## Exercise requirements
Go through the material and write it all out exactly, minus the pictures.

----------

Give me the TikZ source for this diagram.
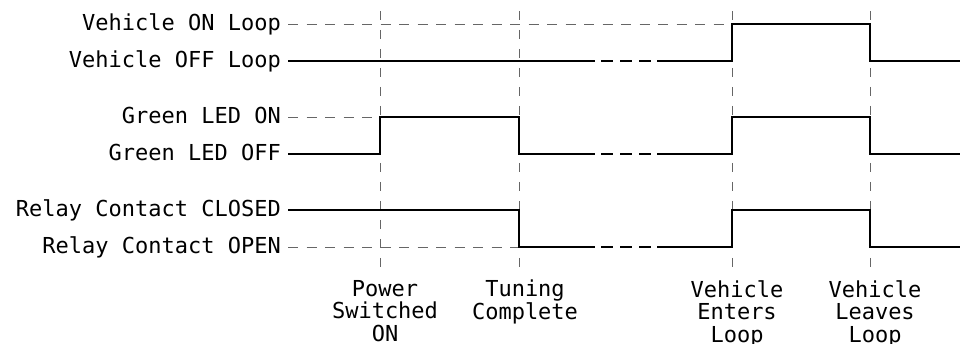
\documentclass[tikz,border=0pt]{standalone}
\usepackage{fontspec}
\setmonofont{DejaVu Sans Mono}
\begin{document}
\begin{tikzpicture}[x=1pt,y=-1pt,
  lbl/.style={font=\ttfamily\fontsize{22}{22.5}\selectfont, inner sep=0pt, anchor=base east},
  evt/.style={font=\ttfamily\fontsize{22}{22.5}\selectfont, inner sep=0pt, anchor=north, align=center},
  sig/.style={line width=2.6pt, line cap=butt, line join=miter},
  refh/.style={line width=0.9pt, black!60, dash pattern=on 10pt off 8.5pt},
  refv/.style={line width=0.9pt, black!60, dash pattern=on 9pt off 10pt},
  brk/.style={line width=2.6pt, dash pattern=on 12pt off 7pt}]
\useasboundingbox (0,0) rectangle (960,344);
% labels
\node[lbl] (von)  at (281,31)  {Vehicle ON Loop};
\node[lbl] (voff) at (281,68)  {Vehicle OFF Loop};
\node[lbl] (gon)  at (281,124) {Green LED ON};
\node[lbl] (goff) at (281,161) {Green LED OFF};
\node[lbl] (rcl)  at (281,217) {Relay Contact CLOSED};
\node[lbl] (rop)  at (281,254) {Relay Contact OPEN};
% event coordinates
\coordinate (t1top) at (380,11);  \coordinate (t1bot) at (380,277);
\coordinate (t2top) at (519,11);  \coordinate (t2bot) at (519,277);
\coordinate (t3top) at (732,11);  \coordinate (t3bot) at (732,277);
\coordinate (t4top) at (870,11);  \coordinate (t4bot) at (870,277);
% vertical dashed lines
\draw[refv] (t1top) -- (t1bot);
\draw[refv] (t2top) -- (t2bot);
\draw[refv] (t3top) -- (t3bot);
\draw[refv] (t4top) -- (t4bot);
% horizontal reference lines
\coordinate (vonE) at (732,24);
\coordinate (gonE) at (380,117);
\coordinate (ropE) at (519,247);
\draw[refh] (288,24) -- (vonE);
\draw[refh] (288,117) -- (gonE);
\draw[refh] (288,247) -- (ropE);
% Vehicle signal
\draw[sig] (288,61) -- (595,61);
\draw[brk] (601,61) -- (651,61);
\draw[sig] (657,61) -- (732,61) -- (732,24) -- (870,24) -- (870,61) -- (960,61);
% Green LED signal
\draw[sig] (288,154) -- (380,154) -- (380,117) -- (519,117) -- (519,154) -- (595,154);
\draw[brk] (601,154) -- (651,154);
\draw[sig] (657,154) -- (732,154) -- (732,117) -- (870,117) -- (870,154) -- (960,154);
% Relay signal
\draw[sig] (288,210) -- (519,210) -- (519,247) -- (595,247);
\draw[brk] (601,247) -- (651,247);
\draw[sig] (657,247) -- (732,247) -- (732,210) -- (870,210) -- (870,247) -- (960,247);
% event labels
\node[evt] (e1) at (385,280) {Power\\Switched\\ON};
\node[evt] (e2) at (525,280) {Tuning\\Complete};
\node[evt] (e3) at (737,280) {Vehicle\\Enters\\Loop};
\node[evt] (e4) at (875,280) {Vehicle\\Leaves\\Loop};
\end{tikzpicture}
\end{document}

----------

## Response for this exercise
Give me the TikZ source for this diagram.
\documentclass[tikz,border=0pt]{standalone}
\usepackage{fontspec}
\setmonofont{DejaVu Sans Mono}
\begin{document}
\begin{tikzpicture}[x=1pt,y=-1pt,
  lbl/.style={font=\ttfamily\fontsize{22}{22.5}\selectfont, inner sep=0pt, anchor=base east},
  evt/.style={font=\ttfamily\fontsize{22}{22.5}\selectfont, inner sep=0pt, anchor=north, align=center},
  sig/.style={line width=2.6pt, line cap=butt, line join=miter},
  refh/.style={line width=0.9pt, black!60, dash pattern=on 10pt off 8.5pt},
  refv/.style={line width=0.9pt, black!60, dash pattern=on 9pt off 10pt},
  brk/.style={line width=2.6pt, dash pattern=on 12pt off 7pt}]
\useasboundingbox (0,0) rectangle (960,344);
% labels
\node[lbl] (von)  at (281,31)  {Vehicle ON Loop};
\node[lbl] (voff) at (281,68)  {Vehicle OFF Loop};
\node[lbl] (gon)  at (281,124) {Green LED ON};
\node[lbl] (goff) at (281,161) {Green LED OFF};
\node[lbl] (rcl)  at (281,217) {Relay Contact CLOSED};
\node[lbl] (rop)  at (281,254) {Relay Contact OPEN};
% event coordinates
\coordinate (t1top) at (380,11);  \coordinate (t1bot) at (380,277);
\coordinate (t2top) at (519,11);  \coordinate (t2bot) at (519,277);
\coordinate (t3top) at (732,11);  \coordinate (t3bot) at (732,277);
\coordinate (t4top) at (870,11);  \coordinate (t4bot) at (870,277);
% vertical dashed lines
\draw[refv] (t1top) -- (t1bot);
\draw[refv] (t2top) -- (t2bot);
\draw[refv] (t3top) -- (t3bot);
\draw[refv] (t4top) -- (t4bot);
% horizontal reference lines
\coordinate (vonE) at (732,24);
\coordinate (gonE) at (380,117);
\coordinate (ropE) at (519,247);
\draw[refh] (288,24) -- (vonE);
\draw[refh] (288,117) -- (gonE);
\draw[refh] (288,247) -- (ropE);
% Vehicle signal
\draw[sig] (288,61) -- (595,61);
\draw[brk] (601,61) -- (651,61);
\draw[sig] (657,61) -- (732,61) -- (732,24) -- (870,24) -- (870,61) -- (960,61);
% Green LED signal
\draw[sig] (288,154) -- (380,154) -- (380,117) -- (519,117) -- (519,154) -- (595,154);
\draw[brk] (601,154) -- (651,154);
\draw[sig] (657,154) -- (732,154) -- (732,117) -- (870,117) -- (870,154) -- (960,154);
% Relay signal
\draw[sig] (288,210) -- (519,210) -- (519,247) -- (595,247);
\draw[brk] (601,247) -- (651,247);
\draw[sig] (657,247) -- (732,247) -- (732,210) -- (870,210) -- (870,247) -- (960,247);
% event labels
\node[evt] (e1) at (385,280) {Power\\Switched\\ON};
\node[evt] (e2) at (525,280) {Tuning\\Complete};
\node[evt] (e3) at (737,280) {Vehicle\\Enters\\Loop};
\node[evt] (e4) at (875,280) {Vehicle\\Leaves\\Loop};
\end{tikzpicture}
\end{document}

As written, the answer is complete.